[Provided data start]
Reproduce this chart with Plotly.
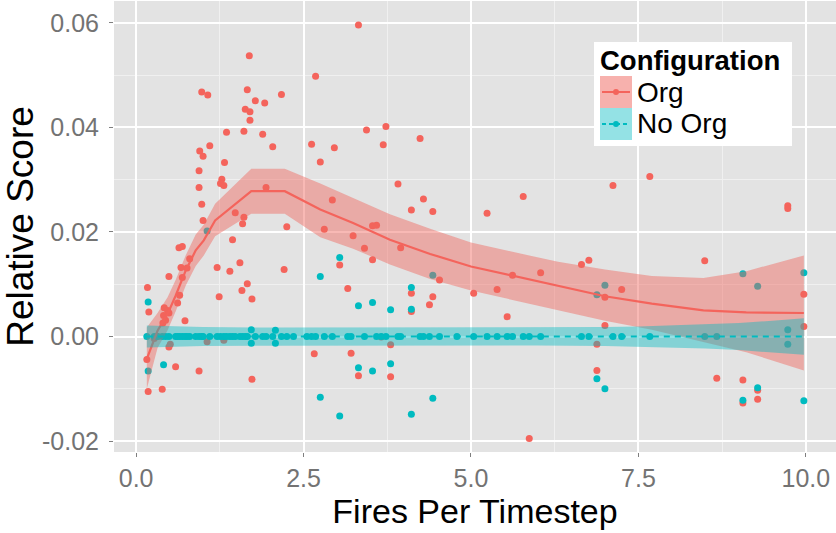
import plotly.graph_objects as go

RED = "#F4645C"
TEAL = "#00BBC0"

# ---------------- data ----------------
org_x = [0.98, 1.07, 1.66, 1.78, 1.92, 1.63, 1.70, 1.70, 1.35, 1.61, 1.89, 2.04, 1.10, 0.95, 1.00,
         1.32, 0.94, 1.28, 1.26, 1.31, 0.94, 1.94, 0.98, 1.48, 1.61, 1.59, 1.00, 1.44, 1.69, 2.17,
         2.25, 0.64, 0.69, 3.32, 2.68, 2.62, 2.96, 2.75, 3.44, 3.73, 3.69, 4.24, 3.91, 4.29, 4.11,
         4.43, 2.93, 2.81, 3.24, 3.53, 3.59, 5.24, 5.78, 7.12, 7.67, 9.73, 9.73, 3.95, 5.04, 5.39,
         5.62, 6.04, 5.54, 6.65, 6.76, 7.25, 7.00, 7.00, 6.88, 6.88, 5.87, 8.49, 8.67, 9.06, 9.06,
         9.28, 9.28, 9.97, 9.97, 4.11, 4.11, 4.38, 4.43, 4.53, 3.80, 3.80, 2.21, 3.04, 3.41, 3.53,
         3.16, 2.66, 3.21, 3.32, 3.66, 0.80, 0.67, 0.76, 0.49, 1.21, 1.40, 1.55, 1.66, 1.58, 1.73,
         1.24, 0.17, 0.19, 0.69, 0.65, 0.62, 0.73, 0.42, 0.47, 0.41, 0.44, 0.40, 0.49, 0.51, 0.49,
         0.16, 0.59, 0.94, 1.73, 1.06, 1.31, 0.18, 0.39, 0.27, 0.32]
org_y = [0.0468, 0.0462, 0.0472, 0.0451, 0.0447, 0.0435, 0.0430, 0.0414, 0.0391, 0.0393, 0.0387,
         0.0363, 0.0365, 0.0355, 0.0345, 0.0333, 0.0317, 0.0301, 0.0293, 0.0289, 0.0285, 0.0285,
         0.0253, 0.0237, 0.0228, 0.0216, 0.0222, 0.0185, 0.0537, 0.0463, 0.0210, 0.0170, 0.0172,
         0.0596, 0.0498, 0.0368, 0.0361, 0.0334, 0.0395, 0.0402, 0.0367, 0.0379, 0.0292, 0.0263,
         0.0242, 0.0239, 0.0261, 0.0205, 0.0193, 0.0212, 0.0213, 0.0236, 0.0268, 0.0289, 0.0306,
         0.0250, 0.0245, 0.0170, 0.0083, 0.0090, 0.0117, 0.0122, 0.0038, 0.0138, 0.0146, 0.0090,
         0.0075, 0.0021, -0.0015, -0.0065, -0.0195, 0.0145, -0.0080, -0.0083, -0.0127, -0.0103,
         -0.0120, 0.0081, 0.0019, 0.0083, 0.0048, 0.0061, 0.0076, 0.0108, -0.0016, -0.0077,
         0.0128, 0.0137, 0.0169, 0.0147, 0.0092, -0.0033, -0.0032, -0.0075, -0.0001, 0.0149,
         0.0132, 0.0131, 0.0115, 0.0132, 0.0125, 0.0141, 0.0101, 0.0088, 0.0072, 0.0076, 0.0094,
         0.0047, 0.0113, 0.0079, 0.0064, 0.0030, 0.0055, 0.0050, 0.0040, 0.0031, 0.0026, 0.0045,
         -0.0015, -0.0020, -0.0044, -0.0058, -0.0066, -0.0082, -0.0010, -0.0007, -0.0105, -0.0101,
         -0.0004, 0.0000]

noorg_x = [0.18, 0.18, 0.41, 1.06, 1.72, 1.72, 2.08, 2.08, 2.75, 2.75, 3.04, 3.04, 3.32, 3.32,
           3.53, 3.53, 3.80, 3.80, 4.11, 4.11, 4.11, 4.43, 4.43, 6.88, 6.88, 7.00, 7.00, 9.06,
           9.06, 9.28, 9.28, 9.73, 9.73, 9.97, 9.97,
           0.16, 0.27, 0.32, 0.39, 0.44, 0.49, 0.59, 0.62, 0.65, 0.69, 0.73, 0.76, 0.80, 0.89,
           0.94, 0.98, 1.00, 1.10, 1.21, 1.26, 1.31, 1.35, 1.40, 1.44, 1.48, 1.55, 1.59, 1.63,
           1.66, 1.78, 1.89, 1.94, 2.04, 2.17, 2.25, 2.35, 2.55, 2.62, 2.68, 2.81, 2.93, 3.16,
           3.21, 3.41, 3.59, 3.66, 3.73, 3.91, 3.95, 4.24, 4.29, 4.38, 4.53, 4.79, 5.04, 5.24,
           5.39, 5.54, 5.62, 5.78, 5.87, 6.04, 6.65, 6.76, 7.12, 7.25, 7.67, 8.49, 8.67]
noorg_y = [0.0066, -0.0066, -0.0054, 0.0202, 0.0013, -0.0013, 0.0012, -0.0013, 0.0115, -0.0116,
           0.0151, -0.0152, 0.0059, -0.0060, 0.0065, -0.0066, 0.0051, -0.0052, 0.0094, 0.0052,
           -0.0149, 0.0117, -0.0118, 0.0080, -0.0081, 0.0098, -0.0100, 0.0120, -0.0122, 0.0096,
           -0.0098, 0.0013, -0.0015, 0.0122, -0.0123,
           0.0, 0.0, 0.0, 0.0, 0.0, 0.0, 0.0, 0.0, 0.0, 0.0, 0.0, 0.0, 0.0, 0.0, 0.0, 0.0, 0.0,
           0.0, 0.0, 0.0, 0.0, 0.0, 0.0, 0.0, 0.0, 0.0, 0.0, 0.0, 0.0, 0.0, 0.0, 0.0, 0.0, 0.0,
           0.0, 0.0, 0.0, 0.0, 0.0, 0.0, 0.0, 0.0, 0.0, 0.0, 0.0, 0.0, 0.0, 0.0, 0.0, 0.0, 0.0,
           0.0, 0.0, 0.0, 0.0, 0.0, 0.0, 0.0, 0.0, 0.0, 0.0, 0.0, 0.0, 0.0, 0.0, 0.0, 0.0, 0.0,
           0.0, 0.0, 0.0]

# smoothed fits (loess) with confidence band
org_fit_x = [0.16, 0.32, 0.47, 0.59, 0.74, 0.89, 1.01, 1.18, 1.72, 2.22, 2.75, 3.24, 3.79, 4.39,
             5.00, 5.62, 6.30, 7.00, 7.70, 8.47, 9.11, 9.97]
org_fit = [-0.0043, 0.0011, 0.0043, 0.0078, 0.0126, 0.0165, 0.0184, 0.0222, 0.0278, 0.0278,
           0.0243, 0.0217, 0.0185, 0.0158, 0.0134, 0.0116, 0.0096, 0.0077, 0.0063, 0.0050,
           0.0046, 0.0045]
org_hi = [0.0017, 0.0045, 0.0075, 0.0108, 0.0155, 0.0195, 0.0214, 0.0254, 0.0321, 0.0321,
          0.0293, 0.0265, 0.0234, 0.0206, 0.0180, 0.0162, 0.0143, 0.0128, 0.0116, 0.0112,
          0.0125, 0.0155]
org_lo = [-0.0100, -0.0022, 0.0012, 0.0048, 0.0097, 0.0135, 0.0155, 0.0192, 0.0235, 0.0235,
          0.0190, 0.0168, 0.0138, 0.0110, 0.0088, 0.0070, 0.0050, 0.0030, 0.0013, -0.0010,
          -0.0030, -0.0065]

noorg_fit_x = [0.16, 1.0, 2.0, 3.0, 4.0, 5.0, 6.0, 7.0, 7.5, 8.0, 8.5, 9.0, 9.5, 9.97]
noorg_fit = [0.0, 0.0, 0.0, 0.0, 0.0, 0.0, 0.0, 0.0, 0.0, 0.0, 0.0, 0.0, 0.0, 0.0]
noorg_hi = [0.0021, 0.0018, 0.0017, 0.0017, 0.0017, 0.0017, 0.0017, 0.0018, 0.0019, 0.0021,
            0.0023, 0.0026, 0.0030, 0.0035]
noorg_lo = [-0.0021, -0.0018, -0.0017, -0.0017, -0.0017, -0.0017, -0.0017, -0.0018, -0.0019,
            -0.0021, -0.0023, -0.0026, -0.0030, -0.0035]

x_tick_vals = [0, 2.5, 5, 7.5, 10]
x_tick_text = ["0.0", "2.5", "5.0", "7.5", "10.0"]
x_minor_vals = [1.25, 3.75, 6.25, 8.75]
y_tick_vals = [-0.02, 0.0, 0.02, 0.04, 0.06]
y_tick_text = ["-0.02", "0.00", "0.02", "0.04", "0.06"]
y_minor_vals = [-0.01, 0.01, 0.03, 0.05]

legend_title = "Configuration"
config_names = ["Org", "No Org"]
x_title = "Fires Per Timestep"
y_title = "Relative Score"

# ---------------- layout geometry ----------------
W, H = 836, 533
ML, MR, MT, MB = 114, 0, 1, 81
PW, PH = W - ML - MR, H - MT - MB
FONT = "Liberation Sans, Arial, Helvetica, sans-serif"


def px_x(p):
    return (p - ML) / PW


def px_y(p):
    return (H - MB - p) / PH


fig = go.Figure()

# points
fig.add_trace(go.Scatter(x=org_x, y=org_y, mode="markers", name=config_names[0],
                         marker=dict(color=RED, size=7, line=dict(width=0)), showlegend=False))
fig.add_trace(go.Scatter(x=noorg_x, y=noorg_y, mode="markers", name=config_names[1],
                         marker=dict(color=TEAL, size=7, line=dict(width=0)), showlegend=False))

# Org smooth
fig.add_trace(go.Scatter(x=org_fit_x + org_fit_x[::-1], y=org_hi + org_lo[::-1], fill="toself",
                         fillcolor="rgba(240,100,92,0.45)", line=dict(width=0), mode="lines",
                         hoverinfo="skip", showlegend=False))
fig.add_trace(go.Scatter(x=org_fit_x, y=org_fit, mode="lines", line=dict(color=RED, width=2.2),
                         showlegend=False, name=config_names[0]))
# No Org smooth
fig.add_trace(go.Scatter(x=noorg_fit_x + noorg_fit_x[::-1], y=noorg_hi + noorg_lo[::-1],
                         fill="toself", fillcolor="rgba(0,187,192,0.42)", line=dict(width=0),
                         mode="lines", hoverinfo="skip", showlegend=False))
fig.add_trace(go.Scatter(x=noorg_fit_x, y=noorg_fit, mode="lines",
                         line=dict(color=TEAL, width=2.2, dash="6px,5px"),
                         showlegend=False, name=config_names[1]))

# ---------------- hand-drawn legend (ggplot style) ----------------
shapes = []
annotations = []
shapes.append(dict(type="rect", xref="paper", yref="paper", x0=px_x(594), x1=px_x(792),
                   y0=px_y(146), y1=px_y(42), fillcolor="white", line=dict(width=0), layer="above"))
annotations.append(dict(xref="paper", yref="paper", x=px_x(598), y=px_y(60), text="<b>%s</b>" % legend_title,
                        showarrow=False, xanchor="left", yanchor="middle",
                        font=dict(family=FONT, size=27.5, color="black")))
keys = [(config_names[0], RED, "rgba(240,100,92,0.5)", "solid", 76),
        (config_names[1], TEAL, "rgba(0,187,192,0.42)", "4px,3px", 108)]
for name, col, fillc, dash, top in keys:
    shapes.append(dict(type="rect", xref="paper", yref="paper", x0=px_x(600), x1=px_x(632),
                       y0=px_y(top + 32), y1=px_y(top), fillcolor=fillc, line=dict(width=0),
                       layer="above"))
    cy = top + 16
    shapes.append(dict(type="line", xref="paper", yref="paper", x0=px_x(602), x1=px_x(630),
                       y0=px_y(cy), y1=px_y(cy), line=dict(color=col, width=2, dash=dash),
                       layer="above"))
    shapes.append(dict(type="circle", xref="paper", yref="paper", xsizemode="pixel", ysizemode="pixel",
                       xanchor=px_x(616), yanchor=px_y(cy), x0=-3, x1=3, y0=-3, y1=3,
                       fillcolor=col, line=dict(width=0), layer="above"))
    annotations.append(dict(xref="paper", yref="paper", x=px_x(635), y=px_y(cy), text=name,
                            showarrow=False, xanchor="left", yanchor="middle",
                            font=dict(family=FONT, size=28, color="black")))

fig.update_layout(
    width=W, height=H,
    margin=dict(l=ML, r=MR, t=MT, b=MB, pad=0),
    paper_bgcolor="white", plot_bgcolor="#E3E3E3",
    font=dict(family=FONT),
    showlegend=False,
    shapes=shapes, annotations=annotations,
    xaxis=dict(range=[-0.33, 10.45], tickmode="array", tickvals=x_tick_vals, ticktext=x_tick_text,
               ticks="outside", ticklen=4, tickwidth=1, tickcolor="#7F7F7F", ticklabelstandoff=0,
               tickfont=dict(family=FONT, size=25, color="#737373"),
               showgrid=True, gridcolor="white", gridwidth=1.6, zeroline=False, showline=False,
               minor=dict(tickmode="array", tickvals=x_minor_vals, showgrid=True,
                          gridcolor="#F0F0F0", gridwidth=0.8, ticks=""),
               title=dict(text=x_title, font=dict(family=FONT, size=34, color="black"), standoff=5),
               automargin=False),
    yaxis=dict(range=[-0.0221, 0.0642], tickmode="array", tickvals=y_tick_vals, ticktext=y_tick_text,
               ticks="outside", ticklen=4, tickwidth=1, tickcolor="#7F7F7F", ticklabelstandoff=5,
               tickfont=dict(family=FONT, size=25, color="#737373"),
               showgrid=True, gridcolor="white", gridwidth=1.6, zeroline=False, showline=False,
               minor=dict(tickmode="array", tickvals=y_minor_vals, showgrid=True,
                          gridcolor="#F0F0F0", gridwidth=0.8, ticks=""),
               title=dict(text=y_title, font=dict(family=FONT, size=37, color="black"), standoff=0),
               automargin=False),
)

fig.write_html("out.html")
[Provided data end]
**Problem statement**
Report how many lines contain "with". Give nothing but the number.

**The answer**
2